I photograph between presence and disappearance.
My name is Jana Rāga, though I sign my photographs as Yana Raaga. I am a photographer from Alūksne — a small town in northeastern Latvia, near the borders with Estonia and Russia. This place — remote, quiet, and sometimes harsh — has shaped my vision, my patience, and my ability to notice the subtle.
My photographic perspective has also been shaped by my education in environmental and interior design. Space, rhythm, balance, and light are my inner guides in photography as well.
Since 2016, I have been photographing what often remains unnoticed — silence, boundaries, waiting, and moments that have not yet become stories. My approach is rooted in observation, composition, and light. To put it differently: I search for whispers, not for shouts.
The most valuable things I can see and capture, living far from big cities and their noisy events, are nature and its surroundings. I have several long-term projects — Windows of a Small Town, 200 Meters Above the Sea, By the Laws of Nature: Chaos and Order, Let the River Carry Me, If I Were a Road..., From the Quiet Side.

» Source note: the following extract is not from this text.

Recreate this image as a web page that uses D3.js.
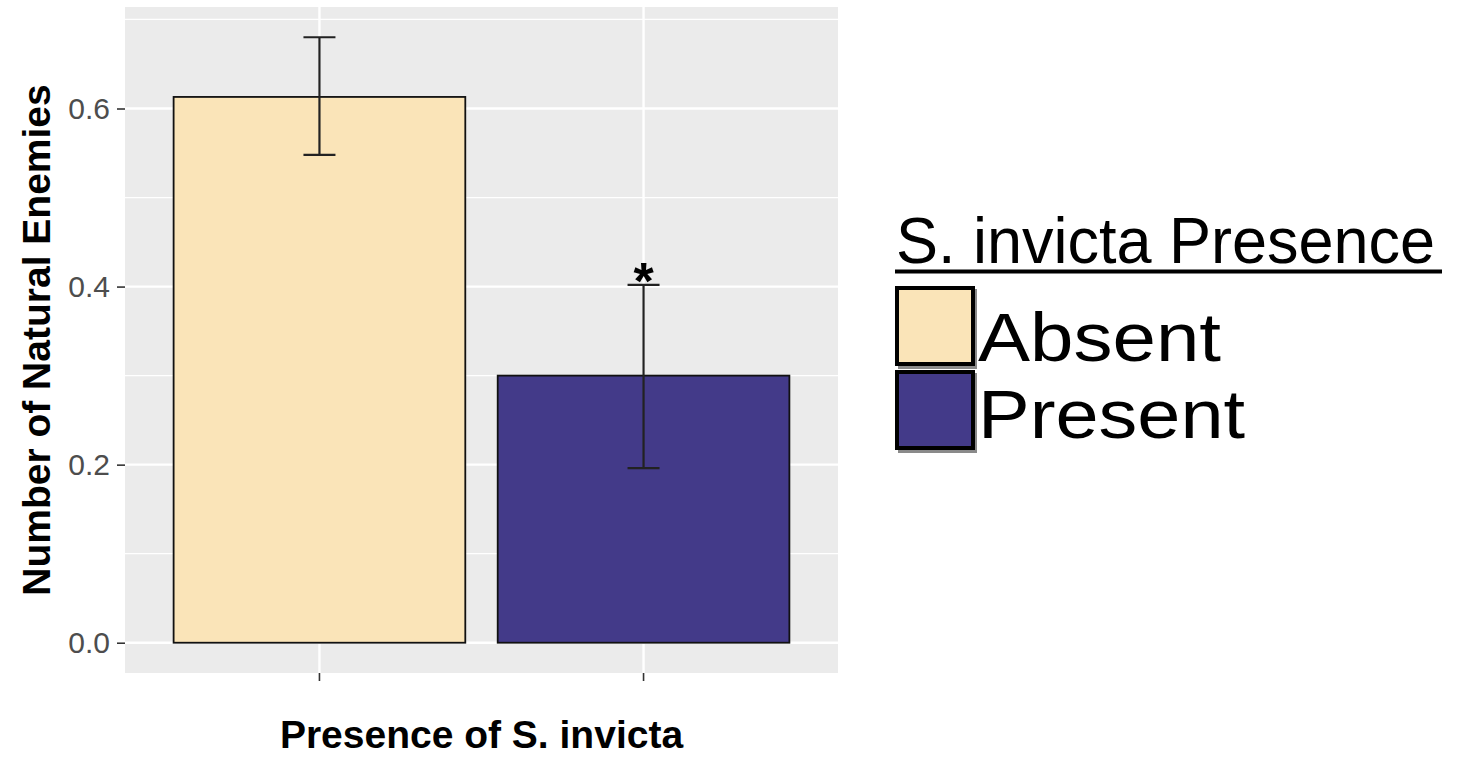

These works have emerged over years of walking and observing the same borderland territory — recording the fragile rhythm of nature, the fog, the emptiness, and the light.
Alongside my quiet life in Alūksne, I travel and photograph people and events on the streets of Europe. There too, I am drawn to what often goes unnoticed — isolated figures, tensions in public space, and the fine line between presence and disappearance.
One of my projects — The Unseen — is dedicated to precisely such people: those who are right in front of us, yet remain outside our attention. This series is about social deafness and about trying to find dignity where indifference often prevails — to preserve the quiet story before it disappears.
My work
My photographs are created both in Latvian countryside and small towns, and on the streets of European cities. I document landscapes that shift with the light, and people who remain in the shadows — more often as a presence, rarely as the central figure.
I have held five solo exhibitions in Latvia. The largest of them — For My City’s 100: Between Moments and Places in One Space — opened in Alūksne in 2020 and was included in the city’s official centenary program. I have also participated in several group exhibitions, including Karosta – Foto Osta in Liepāja, The Earth is Burning in Madona, The World Through the Eyes of Women in Haifa, and State of the World in Paris.
In 2024, my series Hearts Praying for Kidnapped was included in the finalist list of the international competition PX3 State of the World.
I believe that looking is not enough — we must also learn to notice.